Task to carry out:
Copy nothing but the lines below running from the line containing "What React, TypeScript" through the line containing "const subLabels = ['a', 'b', 'c', 'd', 'e'];", both end lines included.

[Source data]
=-=-=-=-=
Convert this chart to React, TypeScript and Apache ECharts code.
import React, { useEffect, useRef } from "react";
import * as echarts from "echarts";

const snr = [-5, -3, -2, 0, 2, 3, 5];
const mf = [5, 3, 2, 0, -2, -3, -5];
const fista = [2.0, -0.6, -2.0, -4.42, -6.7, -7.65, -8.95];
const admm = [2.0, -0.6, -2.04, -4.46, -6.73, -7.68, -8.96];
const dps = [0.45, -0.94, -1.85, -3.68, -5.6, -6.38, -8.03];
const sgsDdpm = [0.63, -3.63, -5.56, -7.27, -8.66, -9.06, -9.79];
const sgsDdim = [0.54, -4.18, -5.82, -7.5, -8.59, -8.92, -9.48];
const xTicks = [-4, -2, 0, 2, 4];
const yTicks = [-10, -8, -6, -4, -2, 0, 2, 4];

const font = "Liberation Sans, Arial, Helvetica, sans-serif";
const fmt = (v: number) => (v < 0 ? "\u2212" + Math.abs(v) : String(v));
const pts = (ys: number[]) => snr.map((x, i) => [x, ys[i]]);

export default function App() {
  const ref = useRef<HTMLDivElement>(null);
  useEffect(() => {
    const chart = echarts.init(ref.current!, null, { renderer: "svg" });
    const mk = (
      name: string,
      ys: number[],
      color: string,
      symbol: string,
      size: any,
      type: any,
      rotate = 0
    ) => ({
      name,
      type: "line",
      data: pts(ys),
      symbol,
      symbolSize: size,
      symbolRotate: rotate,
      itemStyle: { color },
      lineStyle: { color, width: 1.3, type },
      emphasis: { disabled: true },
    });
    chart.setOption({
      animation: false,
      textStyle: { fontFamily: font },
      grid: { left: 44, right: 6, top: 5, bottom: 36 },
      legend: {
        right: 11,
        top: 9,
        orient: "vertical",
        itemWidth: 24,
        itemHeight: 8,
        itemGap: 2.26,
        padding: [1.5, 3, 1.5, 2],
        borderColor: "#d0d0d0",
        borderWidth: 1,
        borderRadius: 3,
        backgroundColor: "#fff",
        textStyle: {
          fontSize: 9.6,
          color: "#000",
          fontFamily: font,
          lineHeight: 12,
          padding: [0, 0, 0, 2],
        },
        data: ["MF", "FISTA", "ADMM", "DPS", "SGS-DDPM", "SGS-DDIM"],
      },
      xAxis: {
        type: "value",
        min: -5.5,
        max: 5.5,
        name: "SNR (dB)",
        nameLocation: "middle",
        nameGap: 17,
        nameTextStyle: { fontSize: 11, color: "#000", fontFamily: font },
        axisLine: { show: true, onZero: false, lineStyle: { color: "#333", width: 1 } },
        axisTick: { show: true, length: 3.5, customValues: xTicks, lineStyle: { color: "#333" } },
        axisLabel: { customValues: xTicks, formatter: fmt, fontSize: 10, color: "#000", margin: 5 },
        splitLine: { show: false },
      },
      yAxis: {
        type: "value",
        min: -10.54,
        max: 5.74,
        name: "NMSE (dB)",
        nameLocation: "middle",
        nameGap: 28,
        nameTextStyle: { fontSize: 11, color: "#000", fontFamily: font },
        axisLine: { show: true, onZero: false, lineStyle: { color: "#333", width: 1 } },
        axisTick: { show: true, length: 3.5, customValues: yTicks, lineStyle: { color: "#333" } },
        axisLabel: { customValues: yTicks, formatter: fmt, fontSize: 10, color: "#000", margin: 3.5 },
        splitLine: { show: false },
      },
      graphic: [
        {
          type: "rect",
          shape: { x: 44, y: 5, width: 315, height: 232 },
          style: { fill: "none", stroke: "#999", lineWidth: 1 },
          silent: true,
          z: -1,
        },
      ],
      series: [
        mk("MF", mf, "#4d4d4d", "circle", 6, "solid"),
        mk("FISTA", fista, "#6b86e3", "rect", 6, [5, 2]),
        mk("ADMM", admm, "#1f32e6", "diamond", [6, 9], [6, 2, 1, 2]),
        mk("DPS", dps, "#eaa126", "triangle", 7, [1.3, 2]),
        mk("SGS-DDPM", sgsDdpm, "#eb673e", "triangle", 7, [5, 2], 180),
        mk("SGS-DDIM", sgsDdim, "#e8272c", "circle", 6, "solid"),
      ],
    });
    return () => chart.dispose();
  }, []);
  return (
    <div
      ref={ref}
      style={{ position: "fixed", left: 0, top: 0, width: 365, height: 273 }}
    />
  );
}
=-=-=-=-=
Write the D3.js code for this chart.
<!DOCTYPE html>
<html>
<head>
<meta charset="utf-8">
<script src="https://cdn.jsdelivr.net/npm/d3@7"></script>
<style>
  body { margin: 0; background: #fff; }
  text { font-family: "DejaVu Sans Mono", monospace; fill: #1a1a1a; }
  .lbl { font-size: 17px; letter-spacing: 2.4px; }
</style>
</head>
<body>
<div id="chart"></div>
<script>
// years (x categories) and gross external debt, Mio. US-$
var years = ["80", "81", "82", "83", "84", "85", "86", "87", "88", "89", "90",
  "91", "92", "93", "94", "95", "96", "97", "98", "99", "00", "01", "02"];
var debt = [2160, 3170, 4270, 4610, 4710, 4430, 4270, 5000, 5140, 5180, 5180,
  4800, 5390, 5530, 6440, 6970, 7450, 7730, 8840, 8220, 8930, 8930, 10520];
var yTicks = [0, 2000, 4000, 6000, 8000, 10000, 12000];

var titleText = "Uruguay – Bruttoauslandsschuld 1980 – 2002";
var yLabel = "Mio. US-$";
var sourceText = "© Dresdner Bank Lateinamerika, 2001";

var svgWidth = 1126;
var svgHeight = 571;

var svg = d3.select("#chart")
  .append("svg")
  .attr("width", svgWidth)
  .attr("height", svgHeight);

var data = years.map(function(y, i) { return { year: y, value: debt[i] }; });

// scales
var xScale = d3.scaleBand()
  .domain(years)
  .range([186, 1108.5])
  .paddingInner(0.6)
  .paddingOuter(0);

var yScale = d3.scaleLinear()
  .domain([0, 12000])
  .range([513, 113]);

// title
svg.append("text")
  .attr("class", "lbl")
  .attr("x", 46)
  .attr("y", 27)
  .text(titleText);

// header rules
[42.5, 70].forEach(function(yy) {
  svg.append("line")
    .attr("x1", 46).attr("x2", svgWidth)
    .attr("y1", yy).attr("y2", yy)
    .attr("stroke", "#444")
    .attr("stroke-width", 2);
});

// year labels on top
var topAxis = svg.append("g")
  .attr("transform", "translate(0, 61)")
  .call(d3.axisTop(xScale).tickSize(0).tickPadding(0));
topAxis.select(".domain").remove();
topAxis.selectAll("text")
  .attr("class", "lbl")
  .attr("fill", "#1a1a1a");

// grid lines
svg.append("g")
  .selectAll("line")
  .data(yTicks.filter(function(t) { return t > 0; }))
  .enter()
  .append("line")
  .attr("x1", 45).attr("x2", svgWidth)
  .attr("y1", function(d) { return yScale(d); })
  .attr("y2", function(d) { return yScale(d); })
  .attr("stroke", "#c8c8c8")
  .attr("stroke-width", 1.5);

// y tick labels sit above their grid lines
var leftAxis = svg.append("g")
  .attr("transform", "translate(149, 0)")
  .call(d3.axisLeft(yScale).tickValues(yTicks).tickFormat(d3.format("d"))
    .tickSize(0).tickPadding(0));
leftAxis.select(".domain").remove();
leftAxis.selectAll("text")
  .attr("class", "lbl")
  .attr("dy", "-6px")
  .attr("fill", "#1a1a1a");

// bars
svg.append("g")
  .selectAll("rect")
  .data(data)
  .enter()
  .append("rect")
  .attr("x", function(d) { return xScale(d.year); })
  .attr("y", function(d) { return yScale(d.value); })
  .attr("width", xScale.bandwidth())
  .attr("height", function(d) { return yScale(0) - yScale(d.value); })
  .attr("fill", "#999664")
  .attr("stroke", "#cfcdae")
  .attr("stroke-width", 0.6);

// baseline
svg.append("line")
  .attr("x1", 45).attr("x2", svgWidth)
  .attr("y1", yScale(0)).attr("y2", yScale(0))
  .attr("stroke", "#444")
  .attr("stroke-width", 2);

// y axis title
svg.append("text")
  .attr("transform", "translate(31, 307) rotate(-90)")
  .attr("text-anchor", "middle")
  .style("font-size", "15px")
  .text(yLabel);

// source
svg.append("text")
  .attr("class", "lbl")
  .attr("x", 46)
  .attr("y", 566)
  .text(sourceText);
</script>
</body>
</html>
=-=-=-=-=
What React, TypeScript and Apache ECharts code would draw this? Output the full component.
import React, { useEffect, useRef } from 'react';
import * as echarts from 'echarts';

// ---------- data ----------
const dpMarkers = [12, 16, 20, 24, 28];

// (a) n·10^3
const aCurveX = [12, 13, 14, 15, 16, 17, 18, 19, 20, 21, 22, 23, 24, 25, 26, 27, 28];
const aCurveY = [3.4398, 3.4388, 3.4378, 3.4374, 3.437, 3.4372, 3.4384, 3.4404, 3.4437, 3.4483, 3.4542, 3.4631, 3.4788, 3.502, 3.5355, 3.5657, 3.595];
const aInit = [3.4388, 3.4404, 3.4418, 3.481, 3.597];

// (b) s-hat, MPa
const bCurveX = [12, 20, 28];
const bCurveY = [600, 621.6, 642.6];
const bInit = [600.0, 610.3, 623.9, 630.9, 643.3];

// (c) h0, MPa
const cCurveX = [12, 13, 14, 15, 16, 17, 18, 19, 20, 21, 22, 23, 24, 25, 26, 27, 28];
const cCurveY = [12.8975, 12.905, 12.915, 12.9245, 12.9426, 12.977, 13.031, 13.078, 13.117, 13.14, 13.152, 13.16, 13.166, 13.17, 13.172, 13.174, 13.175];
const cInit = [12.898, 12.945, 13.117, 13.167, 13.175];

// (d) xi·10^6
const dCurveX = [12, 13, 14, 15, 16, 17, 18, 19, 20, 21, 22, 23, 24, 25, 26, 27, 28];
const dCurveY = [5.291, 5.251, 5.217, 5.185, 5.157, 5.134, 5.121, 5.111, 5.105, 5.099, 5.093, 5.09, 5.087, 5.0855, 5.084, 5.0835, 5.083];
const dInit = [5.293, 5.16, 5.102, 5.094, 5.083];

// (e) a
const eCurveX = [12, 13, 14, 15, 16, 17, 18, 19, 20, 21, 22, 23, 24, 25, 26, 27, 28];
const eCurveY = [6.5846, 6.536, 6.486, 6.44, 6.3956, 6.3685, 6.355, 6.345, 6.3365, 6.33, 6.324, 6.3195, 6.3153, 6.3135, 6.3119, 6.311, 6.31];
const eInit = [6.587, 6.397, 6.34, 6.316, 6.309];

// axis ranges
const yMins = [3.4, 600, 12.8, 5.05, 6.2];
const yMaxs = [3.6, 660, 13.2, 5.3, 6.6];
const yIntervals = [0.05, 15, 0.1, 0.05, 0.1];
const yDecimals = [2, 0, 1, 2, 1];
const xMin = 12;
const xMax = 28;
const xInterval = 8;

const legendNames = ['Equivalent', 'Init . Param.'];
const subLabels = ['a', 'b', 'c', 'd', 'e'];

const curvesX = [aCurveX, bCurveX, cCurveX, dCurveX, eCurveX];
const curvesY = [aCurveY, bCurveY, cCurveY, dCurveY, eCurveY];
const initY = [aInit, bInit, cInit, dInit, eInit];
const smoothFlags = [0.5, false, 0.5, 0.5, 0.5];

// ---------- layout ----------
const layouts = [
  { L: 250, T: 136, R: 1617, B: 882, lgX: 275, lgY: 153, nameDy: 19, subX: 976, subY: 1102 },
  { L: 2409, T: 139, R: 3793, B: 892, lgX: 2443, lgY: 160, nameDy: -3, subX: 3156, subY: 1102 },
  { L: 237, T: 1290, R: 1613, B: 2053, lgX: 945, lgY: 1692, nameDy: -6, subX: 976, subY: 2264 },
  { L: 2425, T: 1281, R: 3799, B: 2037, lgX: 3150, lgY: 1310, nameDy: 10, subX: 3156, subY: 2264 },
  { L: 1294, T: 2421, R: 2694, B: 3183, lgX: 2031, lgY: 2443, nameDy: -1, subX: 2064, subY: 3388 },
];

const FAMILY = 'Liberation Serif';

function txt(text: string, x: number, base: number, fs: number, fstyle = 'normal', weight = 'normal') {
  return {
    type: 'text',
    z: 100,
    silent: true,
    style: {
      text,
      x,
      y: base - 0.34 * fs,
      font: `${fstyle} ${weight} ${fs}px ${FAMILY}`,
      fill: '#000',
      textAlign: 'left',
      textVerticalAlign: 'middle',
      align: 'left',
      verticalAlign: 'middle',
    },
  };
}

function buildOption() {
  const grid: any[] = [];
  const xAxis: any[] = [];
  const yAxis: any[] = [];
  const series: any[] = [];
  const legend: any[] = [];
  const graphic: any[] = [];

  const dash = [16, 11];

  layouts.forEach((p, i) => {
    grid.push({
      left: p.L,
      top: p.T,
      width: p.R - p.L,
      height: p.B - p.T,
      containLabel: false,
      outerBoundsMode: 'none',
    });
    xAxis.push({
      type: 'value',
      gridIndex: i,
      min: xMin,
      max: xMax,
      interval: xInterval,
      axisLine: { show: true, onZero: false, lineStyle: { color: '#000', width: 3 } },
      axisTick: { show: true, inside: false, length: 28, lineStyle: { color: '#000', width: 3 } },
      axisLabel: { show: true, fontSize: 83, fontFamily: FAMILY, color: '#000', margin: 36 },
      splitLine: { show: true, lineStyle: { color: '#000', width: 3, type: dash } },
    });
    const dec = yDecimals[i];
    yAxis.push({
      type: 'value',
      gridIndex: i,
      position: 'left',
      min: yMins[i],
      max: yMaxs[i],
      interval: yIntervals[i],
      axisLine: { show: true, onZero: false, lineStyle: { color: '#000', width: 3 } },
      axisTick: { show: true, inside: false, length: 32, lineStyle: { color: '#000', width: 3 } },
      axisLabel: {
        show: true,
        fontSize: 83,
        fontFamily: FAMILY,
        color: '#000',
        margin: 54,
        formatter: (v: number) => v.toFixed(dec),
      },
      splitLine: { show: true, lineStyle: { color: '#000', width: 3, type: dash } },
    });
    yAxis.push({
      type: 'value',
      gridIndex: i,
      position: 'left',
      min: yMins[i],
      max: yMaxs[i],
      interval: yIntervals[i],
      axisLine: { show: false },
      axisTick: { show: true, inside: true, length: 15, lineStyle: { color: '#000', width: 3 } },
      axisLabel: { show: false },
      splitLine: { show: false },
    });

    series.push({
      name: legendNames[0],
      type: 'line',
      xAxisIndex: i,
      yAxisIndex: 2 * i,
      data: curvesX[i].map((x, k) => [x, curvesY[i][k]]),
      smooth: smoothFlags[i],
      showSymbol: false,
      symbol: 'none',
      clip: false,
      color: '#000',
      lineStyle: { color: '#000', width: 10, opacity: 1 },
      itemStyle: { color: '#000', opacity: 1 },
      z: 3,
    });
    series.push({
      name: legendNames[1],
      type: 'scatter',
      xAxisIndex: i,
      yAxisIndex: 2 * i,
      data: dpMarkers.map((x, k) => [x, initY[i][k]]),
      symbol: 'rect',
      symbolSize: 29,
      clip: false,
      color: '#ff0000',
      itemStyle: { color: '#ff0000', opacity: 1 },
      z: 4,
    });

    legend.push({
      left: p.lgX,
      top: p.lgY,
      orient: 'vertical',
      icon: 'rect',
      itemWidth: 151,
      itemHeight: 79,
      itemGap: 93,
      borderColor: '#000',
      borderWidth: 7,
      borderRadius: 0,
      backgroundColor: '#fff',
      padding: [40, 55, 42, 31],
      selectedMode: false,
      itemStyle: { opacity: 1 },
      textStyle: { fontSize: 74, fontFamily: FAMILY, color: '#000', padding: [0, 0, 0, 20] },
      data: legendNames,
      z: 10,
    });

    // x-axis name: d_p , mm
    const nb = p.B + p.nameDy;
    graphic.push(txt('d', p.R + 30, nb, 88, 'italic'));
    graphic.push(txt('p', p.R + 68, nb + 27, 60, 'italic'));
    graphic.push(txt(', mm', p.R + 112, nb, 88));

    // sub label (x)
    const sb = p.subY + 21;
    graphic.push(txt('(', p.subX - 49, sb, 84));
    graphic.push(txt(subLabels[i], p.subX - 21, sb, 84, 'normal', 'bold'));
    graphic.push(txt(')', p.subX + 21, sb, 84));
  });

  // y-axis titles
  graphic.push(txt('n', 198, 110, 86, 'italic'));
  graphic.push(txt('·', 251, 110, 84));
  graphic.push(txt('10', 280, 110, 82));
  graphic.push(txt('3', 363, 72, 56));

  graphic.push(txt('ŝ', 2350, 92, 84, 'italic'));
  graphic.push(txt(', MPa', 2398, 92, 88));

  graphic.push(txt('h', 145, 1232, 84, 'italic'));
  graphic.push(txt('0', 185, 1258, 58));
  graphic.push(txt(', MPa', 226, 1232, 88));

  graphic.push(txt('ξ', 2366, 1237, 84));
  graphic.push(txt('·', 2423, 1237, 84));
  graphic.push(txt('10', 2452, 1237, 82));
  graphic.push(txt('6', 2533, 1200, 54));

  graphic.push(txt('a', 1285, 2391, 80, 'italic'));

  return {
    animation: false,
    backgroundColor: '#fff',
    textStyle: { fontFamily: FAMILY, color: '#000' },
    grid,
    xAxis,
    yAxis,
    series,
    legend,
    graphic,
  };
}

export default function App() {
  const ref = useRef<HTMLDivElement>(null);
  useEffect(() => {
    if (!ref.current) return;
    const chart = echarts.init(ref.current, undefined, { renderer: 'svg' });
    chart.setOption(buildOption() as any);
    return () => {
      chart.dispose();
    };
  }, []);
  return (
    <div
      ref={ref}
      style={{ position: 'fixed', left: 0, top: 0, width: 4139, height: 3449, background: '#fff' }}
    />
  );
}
=-=-=-=-=
The solution:
What React, TypeScript and Apache ECharts code would draw this? Output the full component.
import React, { useEffect, useRef } from 'react';
import * as echarts from 'echarts';

// ---------- data ----------
const dpMarkers = [12, 16, 20, 24, 28];

// (a) n·10^3
const aCurveX = [12, 13, 14, 15, 16, 17, 18, 19, 20, 21, 22, 23, 24, 25, 26, 27, 28];
const aCurveY = [3.4398, 3.4388, 3.4378, 3.4374, 3.437, 3.4372, 3.4384, 3.4404, 3.4437, 3.4483, 3.4542, 3.4631, 3.4788, 3.502, 3.5355, 3.5657, 3.595];
const aInit = [3.4388, 3.4404, 3.4418, 3.481, 3.597];

// (b) s-hat, MPa
const bCurveX = [12, 20, 28];
const bCurveY = [600, 621.6, 642.6];
const bInit = [600.0, 610.3, 623.9, 630.9, 643.3];

// (c) h0, MPa
const cCurveX = [12, 13, 14, 15, 16, 17, 18, 19, 20, 21, 22, 23, 24, 25, 26, 27, 28];
const cCurveY = [12.8975, 12.905, 12.915, 12.9245, 12.9426, 12.977, 13.031, 13.078, 13.117, 13.14, 13.152, 13.16, 13.166, 13.17, 13.172, 13.174, 13.175];
const cInit = [12.898, 12.945, 13.117, 13.167, 13.175];

// (d) xi·10^6
const dCurveX = [12, 13, 14, 15, 16, 17, 18, 19, 20, 21, 22, 23, 24, 25, 26, 27, 28];
const dCurveY = [5.291, 5.251, 5.217, 5.185, 5.157, 5.134, 5.121, 5.111, 5.105, 5.099, 5.093, 5.09, 5.087, 5.0855, 5.084, 5.0835, 5.083];
const dInit = [5.293, 5.16, 5.102, 5.094, 5.083];

// (e) a
const eCurveX = [12, 13, 14, 15, 16, 17, 18, 19, 20, 21, 22, 23, 24, 25, 26, 27, 28];
const eCurveY = [6.5846, 6.536, 6.486, 6.44, 6.3956, 6.3685, 6.355, 6.345, 6.3365, 6.33, 6.324, 6.3195, 6.3153, 6.3135, 6.3119, 6.311, 6.31];
const eInit = [6.587, 6.397, 6.34, 6.316, 6.309];

// axis ranges
const yMins = [3.4, 600, 12.8, 5.05, 6.2];
const yMaxs = [3.6, 660, 13.2, 5.3, 6.6];
const yIntervals = [0.05, 15, 0.1, 0.05, 0.1];
const yDecimals = [2, 0, 1, 2, 1];
const xMin = 12;
const xMax = 28;
const xInterval = 8;

const legendNames = ['Equivalent', 'Init . Param.'];
const subLabels = ['a', 'b', 'c', 'd', 'e'];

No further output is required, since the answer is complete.